Learning Multi-Level Hierarchy with Hindsight

paper, code, open review

This work combines the universal value function approximator (UVFA) and Hindsight Experience Replay (HER).
UVFA will be used to estimate the action-value function of a goal-conditioned policy $\pi, q_\pi(s, g, a)$.
HER is a data augmentation technique that can accelerate learning in sparse reward tasks.

Technique Details


The state spaces of all layers of the hierarchy is identical.
The action space of bottom-most layer is identical to the original action space of the task, other layer has the space that is identical to the state space.

Nested Policy

Policy at layer $i$ generate the goal of layer $i-1$.

Hindsight Action Transitions

Similar to Hindsight Experience Replay.

Subgoal Test Transitions

To my understanding, this is just a simulation to see whether the hindsight goal can be achieved or not, but their claim and explanation is not very clear to me. More specifically, I did not see how the subgoal test solves the problem that the subgoal cannot be achieved.


Reading note of this implementation.

Check Goal

The if the agent is close enough to the goal, the goal is achieved.

In [ ]:
def check_goal(self, state, goal, threshold):
    for i in range(self.state_dim):
        if abs(state[i] - goal[i]) > threshold[i]:
            return False
    return True

Hindsight Transition

In [ ]:
# hindsight action transition
if goal_achieved:
    self.replay_buffer[i_level].add((state, action, 0.0, next_state, goal, 0.0, float(done)))
    # If the agent does not achieve the goal, it will be penelized. 
    self.replay_buffer[i_level].add((state, action, -1.0, next_state, goal, self.gamma, float(done)))
# hindsight goal transition
# last transition reward and discount is 0
goal_transitions[-1][2] = 0.0
goal_transitions[-1][5] = 0.0
for transition in goal_transitions:
    # last state is goal for all transitions
    transition[4] = next_state

Subgoal Test

There is some possibility to enable the subgoal test. When it is enabled, no exploration noise.

In [ ]:
# If this is a subgoal test, then next/lower level goal has to be a subgoal test
is_next_subgoal_test = is_subgoal_test

# Determine whether to test subgoal (action)
if np.random.random_sample() < self.lamda:
    is_next_subgoal_test = True

# add noise or take random action if not subgoal testing
if not is_subgoal_test:
    if np.random.random_sample() > 0.2:
        action = action + np.random.normal(0, self.exploration_action_noise)
        action = action.clip(self.action_clip_low, self.action_clip_high)
        action = np.random.uniform(self.action_clip_low, self.action_clip_high)

# If subgoal was tested but not achieved, add subgoal testing transition.
# The -self.H is the penatly. Discount factor is set to 0
if is_next_subgoal_test and not self.check_goal(action, next_state, self.threshold):
    self.replay_buffer[i_level].add((state, action, -self.H, next_state, goal, 0.0, float(done)))

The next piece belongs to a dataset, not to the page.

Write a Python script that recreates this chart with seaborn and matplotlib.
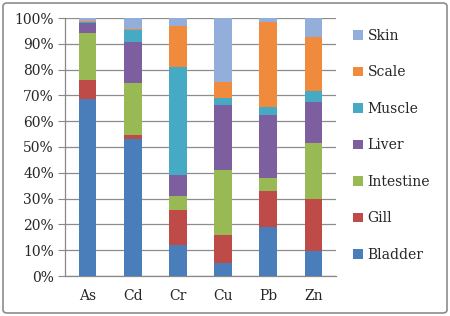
import matplotlib
matplotlib.use('Agg')
import matplotlib.pyplot as plt
import seaborn as sns
import pandas as pd
import numpy as np
from matplotlib.patches import FancyBboxPatch, Patch

metals = ['As', 'Cd', 'Cr', 'Cu', 'Pb', 'Zn']
tissues = ['Bladder', 'Gill', 'Intestine', 'Liver', 'Muscle', 'Scale', 'Skin']

# share of each tissue in %, per metal
bladder = [68.6, 53.0, 12.1, 4.9, 18.9, 9.8]
gill = [7.2, 1.7, 13.4, 11.1, 14.2, 20.2]
intestine = [18.3, 20.1, 5.5, 25.1, 5.0, 21.7]
liver = [4.1, 16.0, 8.3, 25.3, 24.3, 15.9]
muscle = [0.3, 4.7, 41.7, 2.7, 3.2, 4.0]
scale = [0.3, 0.4, 16.0, 6.0, 32.8, 20.9]
skin = [1.2, 4.1, 3.0, 24.9, 1.6, 7.5]

colors = ['#4A7EBB', '#BE4B48', '#98B954', '#7D5FA0', '#46AAC5', '#F08A3C', '#93AEDA']

sns.set_style('white')
plt.rcParams['font.family'] = ['DejaVu Serif']

df = pd.DataFrame({'metal': metals, 'Bladder': bladder, 'Gill': gill,
                   'Intestine': intestine, 'Liver': liver, 'Muscle': muscle,
                   'Scale': scale, 'Skin': skin})
cum = df[tissues].cumsum(axis=1)
cum = cum.div(cum['Skin'], axis=0) * 100

fig = plt.figure(figsize=(4.5, 3.16), dpi=100)
ax = fig.add_axes([65 / 450, 40 / 316, 271 / 450, 258 / 316])

# overlay cumulative bars, tallest first
for t, c in reversed(list(zip(tissues, colors))):
    sns.barplot(x=df['metal'], y=cum[t], color=c, width=0.39, ax=ax,
                saturation=1, linewidth=0, zorder=3)

ax.set_ylim(0, 100)
ax.set_xlim(-0.5, 5.5)
ax.set_yticks(np.arange(0, 101, 10))
ax.set_yticklabels([f'{v}%' for v in range(0, 101, 10)], fontsize=10)
ax.set_xticks(range(6))
ax.set_xticklabels(metals, fontsize=10)
ax.set_xticks(np.arange(-0.5, 6, 1), minor=True)
ax.tick_params(axis='x', which='major', length=0, pad=9)
ax.tick_params(axis='x', which='minor', length=5, color='#888888', direction='out')
ax.tick_params(axis='y', length=5, color='#888888', direction='out', left=True, pad=3)
ax.set_xlabel('')
ax.set_ylabel('')
ax.yaxis.grid(True, color='#8C8C8C', linewidth=0.9, zorder=0)
ax.set_axisbelow(True)
for s in ['top', 'right']:
    ax.spines[s].set_visible(False)
for s in ['left', 'bottom']:
    ax.spines[s].set_color('#888888')
    ax.spines[s].set_linewidth(0.9)

handles = [Patch(facecolor=c, edgecolor='none', label=t) for t, c in zip(tissues, colors)]
fig.legend(handles=handles[::-1], loc='upper left', bbox_to_anchor=(346 / 450, 1 - 22 / 316),
           frameon=False, fontsize=10, handlelength=0.7, handleheight=0.7,
           handletextpad=0.35, labelspacing=1.62, borderpad=0)

fig.patches.append(FancyBboxPatch((3 / 450, 3 / 316), 444 / 450, 310 / 316,
                                  boxstyle='round,pad=0,rounding_size=0.01',
                                  transform=fig.transFigure, facecolor='none',
                                  edgecolor='#8C8C8C', linewidth=1.2))

fig.savefig('out.png', dpi=100)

765 can get this paper in, but is not a very promising score. Main complains are

  1. The multi-layer hierarchy is not fully explored.
  2. The subgoal test is criticized.
  3. Benchmark is not as complicated as other HRL papers.

Hindsight Experience Replay


Handle the challenge caused by binary, sparse reward.
By replaying the experience with different goal (no additional simulation needed), more informative reward can be generated. But this approach is different with reward shaping, because it does not requires any domain knowledge.

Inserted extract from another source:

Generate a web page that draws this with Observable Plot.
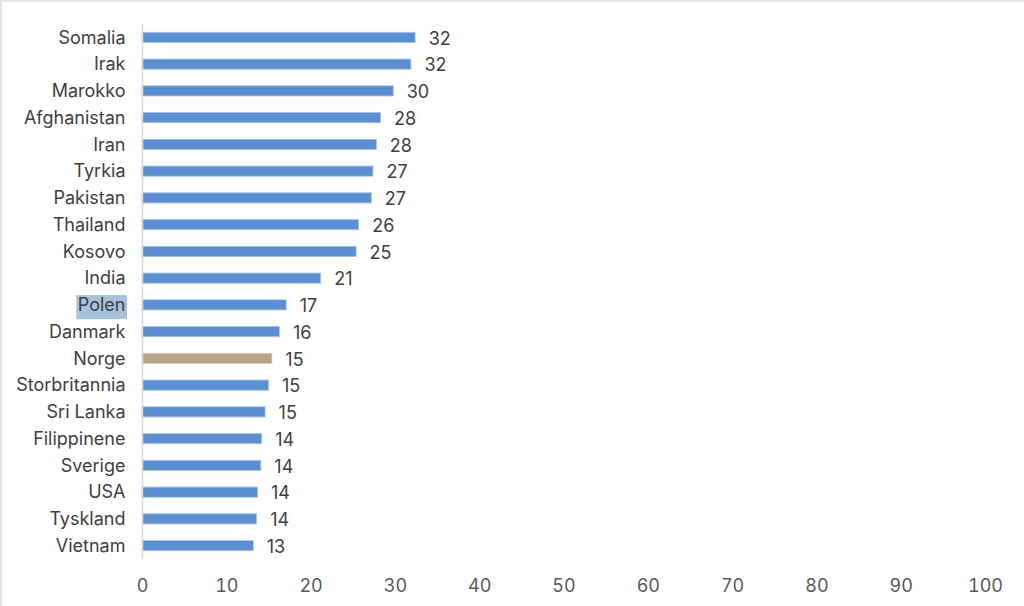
<!DOCTYPE html>
<html>
<head>
<meta charset="utf-8">
<script src="https://cdn.jsdelivr.net/npm/d3@7"></script>
<script src="https://cdn.jsdelivr.net/npm/@observablehq/plot@0.6"></script>
<style>
  html, body { margin: 0; padding: 0; background: #fff; }
  #wrap { position: relative; width: 1024px; height: 606px; overflow: hidden; }
  #frame { position: absolute; left: 0; top: 0; width: 1030px; height: 610px; box-sizing: border-box;
           border-left: 2px solid #e3e3e3; border-top: 2px solid #e8e8e8; pointer-events: none; }
</style>
</head>
<body>
<div id="wrap"><div id="frame"></div></div>
<script>
const countries = ["Somalia","Irak","Marokko","Afghanistan","Iran","Tyrkia","Pakistan","Thailand","Kosovo","India","Polen","Danmark","Norge","Storbritannia","Sri Lanka","Filippinene","Sverige","USA","Tyskland","Vietnam"];
const values = [32.4,31.9,29.8,28.3,27.8,27.4,27.2,25.7,25.4,21.2,17.1,16.3,15.4,15.0,14.6,14.2,14.1,13.7,13.6,13.2];
const xTicks = [0,10,20,30,40,50,60,70,80,90,100];
const highlightCountry = "Norge";
const selectedLabel = "Polen";

const data = countries.map((c, i) => ({country: c, value: values[i]}));
const font = "Inter, 'Open Sans', sans-serif";
const barInset = 8.3;

const chart = Plot.plot({
  width: 1024,
  height: 606,
  marginLeft: 142,
  marginRight: 39,
  marginTop: 24,
  marginBottom: 47,
  style: {fontFamily: font, fontSize: "18px", background: "transparent"},
  x: {domain: [0, 100], ticks: xTicks, label: null},
  y: {domain: countries, padding: 0, round: false, label: null},
  marks: [
    Plot.barX(data, {
      x: "value", y: "country",
      insetTop: barInset, insetBottom: barInset,
      fill: d => d.country === highlightCountry ? "#b9a48a" : "#5a8fd4",
      stroke: d => d.country === highlightCountry ? "#d4c7b5" : "#a9c4ea",
      strokeWidth: 0.8
    }),
    Plot.ruleX([0], {stroke: "#d9d9d9", strokeWidth: 1.5}),
    Plot.text(data, {
      x: "value", y: "country",
      text: d => d3.format(".0f")(d.value),
      textAnchor: "start", dx: 13, dy: 1,
      fill: "#404040", fontSize: 18
    }),
    Plot.axisY({tickSize: 0, tickPadding: 17, fill: "#404040", fontSize: 18, label: null}),
    Plot.axisX({ticks: xTicks, tickSize: 0, tickPadding: 20, fill: "#595959", fontSize: 18, label: null})
  ]
});

document.getElementById("wrap").insertBefore(chart, document.getElementById("frame"));

// highlight selected label background, derived from rendered text box
d3.select(chart).selectAll("text").each(function() {
  if (this.textContent === selectedLabel && this.getAttribute("text-anchor") !== "start") {
    const bb = this.getBBox();
    const ctm = this.getAttribute("transform");
    const rect = document.createElementNS("http://www.w3.org/2000/svg", "rect");
    rect.setAttribute("x", bb.x - 1.5);
    rect.setAttribute("y", bb.y + 1);
    rect.setAttribute("width", bb.width + 3);
    rect.setAttribute("height", bb.height + 3);
    rect.setAttribute("fill", "#a4c2dc");
    if (ctm) rect.setAttribute("transform", ctm);
    this.parentNode.insertBefore(rect, this);
  }
});
</script>
</body>
</html>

Prerequired knowledge: Universal Value Function Approximators (UVFA) and how replay buffer.
Read the example in section 3.1 and algorithm 1, one can easily get how this simple approach works.
The $r_g$ is defined in the section 4.1.

Near-Optimal Representation Learning for Hierarchical Reinforcement Learning

paper, review, tf code

The goal is unnecessary to be set in the state space, it can also be set in the representation space will lower dimension.

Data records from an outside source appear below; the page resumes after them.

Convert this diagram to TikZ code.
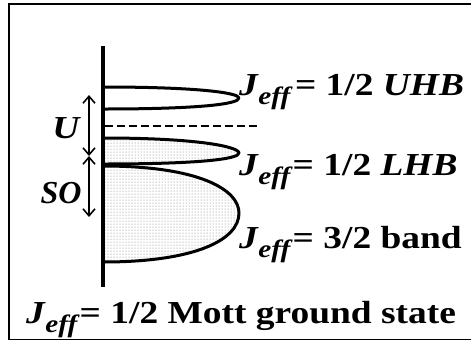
\documentclass[tikz,border=0pt]{standalone}
\usepackage{graphicx}
\usepackage{fontspec}
\setmainfont{Liberation Serif}
\usetikzlibrary{patterns,arrows.meta}
\newcommand\Jeff{\textit{J}\kern-0.5pt\raisebox{-9pt}{\fontsize{25}{25}\selectfont\textit{eff}}}
\newcommand\wide[1]{\scalebox{1.17}[1]{#1}}
\begin{document}
\begin{tikzpicture}[x=1pt,y=-1pt,
  band/.style={line width=3pt,line join=round},
  bandfill/.style={pattern=dots,pattern color=black!55},
  gap/.style={line width=1.6pt,{Straight Barb[length=7pt,width=12pt]}-{Straight Barb[length=7pt,width=12pt]}},
  lbl/.style={inner sep=0pt,anchor=base west,font=\fontsize{32}{34}\selectfont\bfseries},
  sym/.style={inner sep=0pt,anchor=base,font=\fontsize{32}{34}\selectfont\bfseries\itshape}]
\path[use as bounding box] (0,0) rectangle (471,341);
\coordinate (b1) at (471,4);
\coordinate (b2) at (9,4);
\coordinate (b3) at (9,339.5);
\coordinate (b4) at (471,339.5);
\draw[line width=1.6pt] (b1) -- (b2) -- (b3) -- (b4);
% bands
\fill[bandfill] (103,138) .. controls (200,138) and (239,147) .. (239,153) .. controls (239,159) and (200,164) .. (103,164) -- cycle;
\fill[bandfill] (103,165) .. controls (200,165) and (239,190) .. (239,213) .. controls (239,240) and (195,262) .. (103,262) -- cycle;
\draw[band] (103,87) .. controls (200,87) and (239,93) .. (239,98) .. controls (239,104) and (200,109) .. (103,109);
\draw[band] (103,138) .. controls (200,138) and (239,147) .. (239,153) .. controls (239,159) and (200,164) .. (103,164);
\draw[band] (103,166) .. controls (200,166) and (239,190) .. (239,213) .. controls (239,240) and (195,262) .. (103,262);
% axis
\coordinate (axtop) at (103,46);
\coordinate (axbot) at (103,287);
\draw[line width=4pt] (axtop) -- (axbot);
% fermi level
\coordinate (ef1) at (105,126);
\coordinate (ef2) at (259,126);
\draw[line width=1.4pt,dash pattern=on 8pt off 4pt] (ef1) -- (ef2);
% gaps
\coordinate (u1) at (89,95);
\coordinate (u2) at (89,156);
\coordinate (s2) at (89,217);
\draw[gap] (u1) -- (u2);
\draw[gap] (u2) -- (s2);
\node[sym] (U) at (66,138) {\wide{U}};
\node[sym] (SO) at (61,203) {SO};
% labels
\node[lbl] (l1) at (239,95) {\wide{\Jeff\kern2pt = 1/2 \textit{UHB}}};
\node[lbl] (l2) at (239,175) {\wide{\Jeff\kern0pt= 1/2 \textit{LHB}}};
\node[lbl] (l3) at (239,248) {\wide{\Jeff\kern0pt= 3/2 band}};
\node[lbl] (l4) at (26,323) {\wide{\Jeff\kern0pt= 1/2 Mott ground state}};
\end{tikzpicture}
\end{document}
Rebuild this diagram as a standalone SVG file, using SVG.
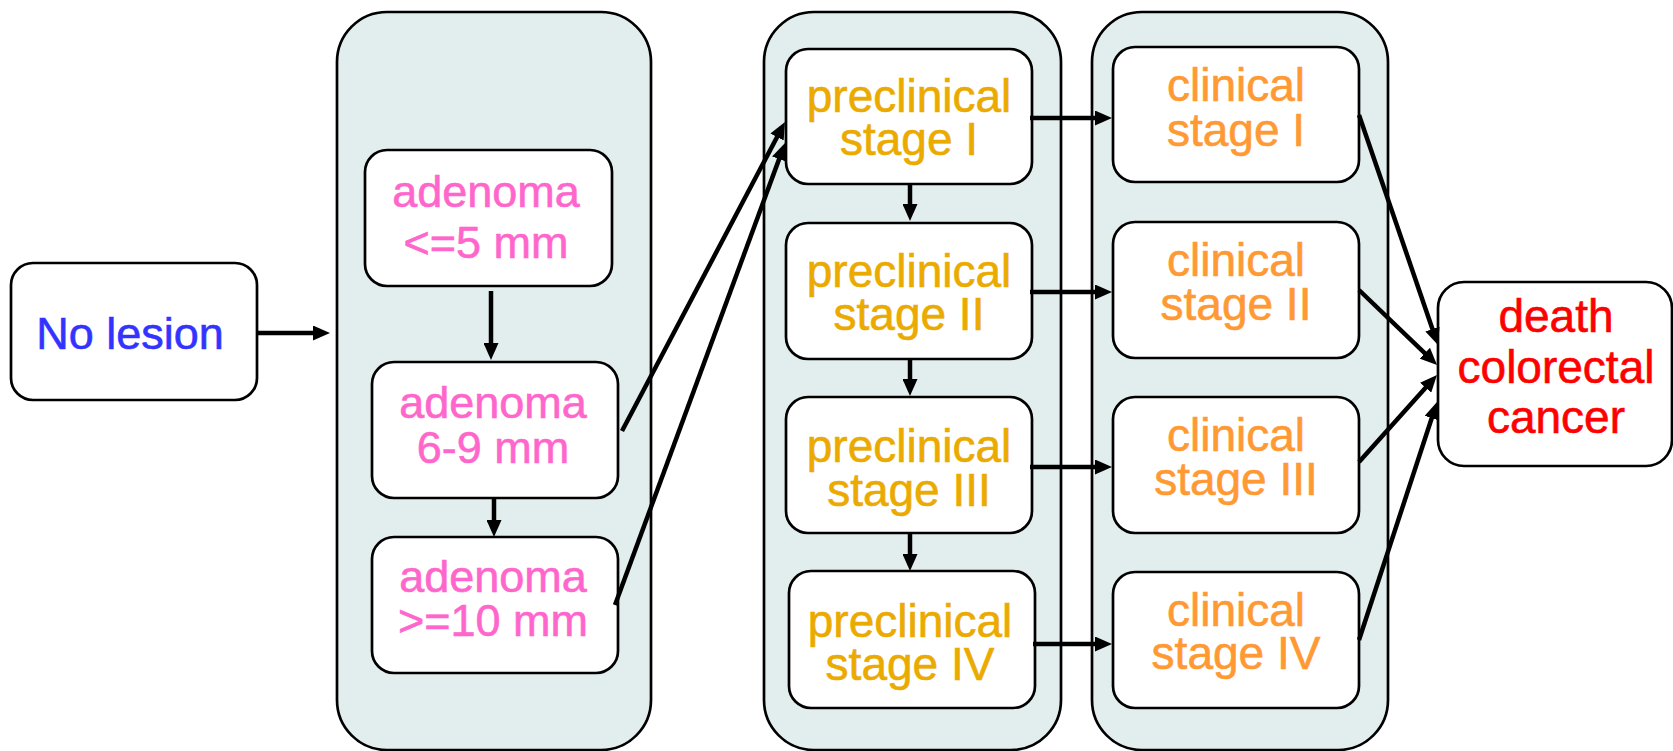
<svg xmlns="http://www.w3.org/2000/svg" width="1673" height="751" viewBox="0 0 1673 751">
  <style>
    .box { fill: #FFFFFF; stroke: #000000; stroke-width: 2.7; }
    .panel { fill: #E2EEEE; stroke: #000000; stroke-width: 2.7; }
    text { font-family: "Liberation Sans", Arial, sans-serif; font-size: 45px; text-anchor: middle; stroke-width: 0.6; }
    .lesion { fill: #3333FF; stroke: #3333FF; }
    .aden { fill: #FF66CC; stroke: #FF66CC; }
    .pre { fill: #EBAA00; stroke: #EBAA00; font-size: 46px; }
    .clin { fill: #FF9933; stroke: #FF9933; font-size: 46px; }
    .death { fill: #FF0000; stroke: #FF0000; font-size: 46px; }
    .conn line { stroke: #000000; stroke-width: 4.5; fill: none; marker-end: url(#head); }
  </style>
  <defs>
    <marker id="head" markerUnits="userSpaceOnUse" markerWidth="17" markerHeight="15" refX="10" refY="7.5" orient="auto">
      <path d="M0,0 L17,7.5 L0,15 Z" fill="#000000"/>
    </marker>
  </defs>

  <!-- stage panels -->
  <g id="panel-adenoma"><rect class="panel" x="337" y="12" width="314" height="738" rx="50"/></g>
  <g id="panel-preclinical"><rect class="panel" x="764" y="12" width="297" height="738" rx="50"/></g>
  <g id="panel-clinical"><rect class="panel" x="1092" y="12" width="296" height="738" rx="50"/></g>

  <g id="no-lesion">
    <rect class="box" x="11" y="263" width="246" height="137" rx="22"/>
    <text class="lesion" x="130" y="349">No lesion</text>
  </g>

  <g id="adenoma-small">
    <rect class="box" x="365" y="150" width="247" height="136" rx="22"/>
    <text class="aden" x="486" y="207">adenoma</text>
    <text class="aden" x="486" y="258">&lt;=5 mm</text>
  </g>
  <g id="adenoma-medium">
    <rect class="box" x="372" y="362" width="246" height="136" rx="22"/>
    <text class="aden" x="493" y="418">adenoma</text>
    <text class="aden" x="493" y="463">6-9 mm</text>
  </g>
  <g id="adenoma-large">
    <rect class="box" x="372" y="537" width="246" height="136" rx="22"/>
    <text class="aden" x="493" y="592">adenoma</text>
    <text class="aden" x="493" y="636">&gt;=10 mm</text>
  </g>

  <g id="preclinical-1">
    <rect class="box" x="786" y="49" width="246" height="135" rx="22"/>
    <text class="pre" x="909" y="112">preclinical</text>
    <text class="pre" x="909" y="155">stage I</text>
  </g>
  <g id="preclinical-2">
    <rect class="box" x="786" y="223" width="246" height="136" rx="22"/>
    <text class="pre" x="909" y="287">preclinical</text>
    <text class="pre" x="909" y="330">stage II</text>
  </g>
  <g id="preclinical-3">
    <rect class="box" x="786" y="397" width="246" height="136" rx="22"/>
    <text class="pre" x="909" y="462">preclinical</text>
    <text class="pre" x="909" y="506">stage III</text>
  </g>
  <g id="preclinical-4">
    <rect class="box" x="789" y="571" width="246" height="137" rx="22"/>
    <text class="pre" x="910" y="637">preclinical</text>
    <text class="pre" x="910" y="680">stage IV</text>
  </g>

  <g id="clinical-1">
    <rect class="box" x="1113" y="47" width="246" height="135" rx="22"/>
    <text class="clin" x="1236" y="101">clinical</text>
    <text class="clin" x="1236" y="146">stage I</text>
  </g>
  <g id="clinical-2">
    <rect class="box" x="1113" y="222" width="246" height="136" rx="22"/>
    <text class="clin" x="1236" y="276">clinical</text>
    <text class="clin" x="1236" y="320">stage II</text>
  </g>
  <g id="clinical-3">
    <rect class="box" x="1113" y="397" width="246" height="136" rx="22"/>
    <text class="clin" x="1236" y="451">clinical</text>
    <text class="clin" x="1236" y="495">stage III</text>
  </g>
  <g id="clinical-4">
    <rect class="box" x="1113" y="572" width="246" height="136" rx="22"/>
    <text class="clin" x="1236" y="626">clinical</text>
    <text class="clin" x="1236" y="669">stage IV</text>
  </g>

  <g id="death-crc">
    <rect class="box" x="1438" y="282" width="234" height="184" rx="26"/>
    <text class="death" x="1556" y="332">death</text>
    <text class="death" x="1556" y="383">colorectal</text>
    <text class="death" x="1556" y="433">cancer</text>
  </g>

  <g id="connectors" class="conn">
    <line x1="257" y1="333" x2="323" y2="333"/>
    <line x1="491" y1="291" x2="491" y2="353"/>
    <line x1="494" y1="498" x2="494" y2="530"/>
    <line x1="622" y1="431" x2="781.7" y2="128.2"/>
    <line x1="615" y1="605" x2="782.6" y2="149.6"/>
    <line x1="910" y1="184" x2="910" y2="214"/>
    <line x1="910" y1="359" x2="910" y2="389"/>
    <line x1="910" y1="533" x2="910" y2="564"/>
    <line x1="1030" y1="118" x2="1105" y2="118"/>
    <line x1="1030" y1="292" x2="1105" y2="292"/>
    <line x1="1030" y1="467" x2="1105" y2="467"/>
    <line x1="1033" y1="644" x2="1105" y2="644"/>
    <line x1="1359" y1="115" x2="1435.7" y2="338.4"/>
    <line x1="1359" y1="290" x2="1432" y2="360.1"/>
    <line x1="1359" y1="462" x2="1432.3" y2="380.2"/>
    <line x1="1359" y1="640" x2="1434.8" y2="408.7"/>
  </g>
</svg>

  • A paper looks like very strong in both experiments and theory, although there are some gaps for me to understand their theories.
  • The experiments is interesting and include benchmark with image input.
  • They know the focus of this community clearly, enough comparison to $\beta$-VAE etc. is provided in the appendices.

SDRL: Interpretable and Data-efficient Deep Reinforcement Learning Leveraging Symbolic Planning


High-level policy is a planner with PDDL. The planner requires domain knowledge.